ZURICH, July 19 (Reuters) - Shares in Swiss-German entry systems maker Dormakaba plunged on Thursday after it pushed back its profitability targets following full-year 2017/18 results that missed expectations amid problems in Germany and the United States.
The company now expects to hit its medium-term financial target — including operating profit as a percentage of sales of 18 percent — at the latest in the 2020/21 financial year, delayed from the previous goal of 2018/19.
Its margin for earnings before interest, taxes, depreciation and amortisation fell to around 15 percent last year, from 15.4 percent in the previous period. For the current year, the company is expecting a margin of only 16-16.5 percent, well short of its midterm goal.
The shares were down 15 percent at 0720 GMT in Zurich.
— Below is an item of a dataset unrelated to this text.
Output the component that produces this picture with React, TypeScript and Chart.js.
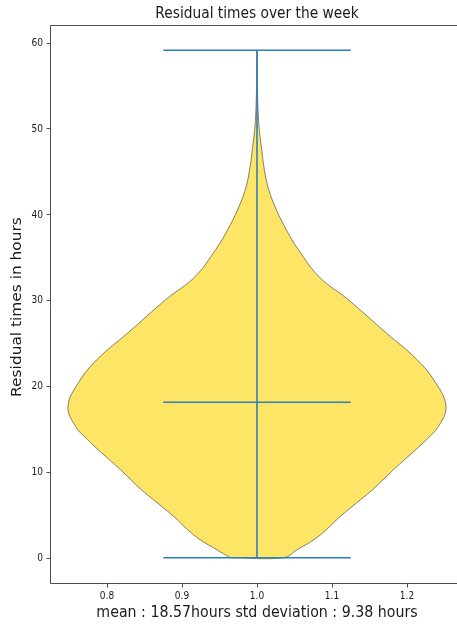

Dormakaba is struggling to integrate businesses in Germany and the United States, where it says managers were “more absorbed” by the challenge than had been expected. U.S. demand for automatic teller machine (ATM) locks and a service business in decline also weighed on results.
“In light of the results for the 2017/18 financial year, which are below expectations, and due to the delay of the integration particularly in Germany and the U.S., Dormakaba is adjusting the timeline for achieving its medium-term financial targets,” the company said in a statement.
In the 2017/18 financial year, Dormakaba boosted consolidated sales by around 13 percent to about 2.84 billion Swiss francs ($2.84 billion), it said.